Zadeh’s Extension Principle for Continuous Functions of Non-Interactive Variables: A Parallel Optimization Approach

Abstract

There is a growing interest in the use of fuzzy intervals in many engineering applications. However, a direct implementation of Zadeh's extension principle, which forms the basis for computing with fuzzy intervals, is still computationally too demanding for practical use. In the case of a continuous function and fuzzy intervals that describe non-interactive variables as inputs, the output is a fuzzy interval as well and can be determined for each α-cut separately. The problem, thus, reduces to finding the endpoints of these α-cuts, which amounts to a number of interwoven optimization problems. In the case of a non-monotone continuous function, however, these optimization problems are non-trivial. In this paper, different optimization algorithms are applied for that purpose: Gradient Descent based on Sequential Quadratic Programming, Simplex-Simulated Annealing, Particle Swarm Optimization, and Particle Swarm Optimization combined with Gradient Descent.
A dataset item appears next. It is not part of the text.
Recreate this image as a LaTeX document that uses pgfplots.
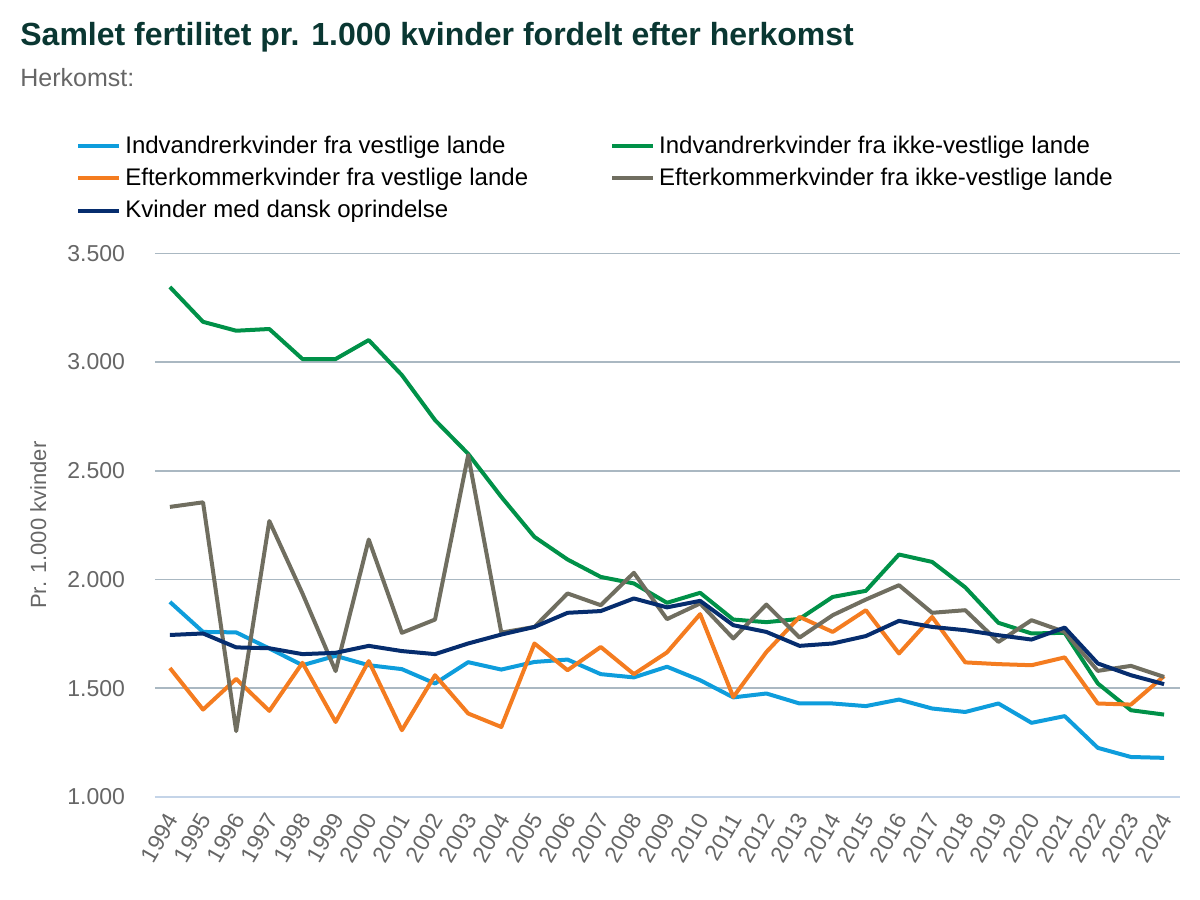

In addition, two approaches are followed to determine a suitable number of α-cuts: either a fixed, predetermined number is used, or an initially (very) small number is chosen that is subsequently increased according to a linearity criterion. Both a non-parallel and a parallel implementation are designed. The parallel version is restricted to work with Particle Swarm Optimization and employs communication to optimize its (internal) performance by exploiting the dependence between the various optimization problems. Different configurations are evaluated on a set of benchmark functions in terms of the mean area under the output fuzzy interval and the number of function evaluations. Particle Swarm Optimization combined with Gradient Descent starting from a small number of α-cuts leads to the most accurate fuzzy intervals at the cost of a relatively large number of function evaluations.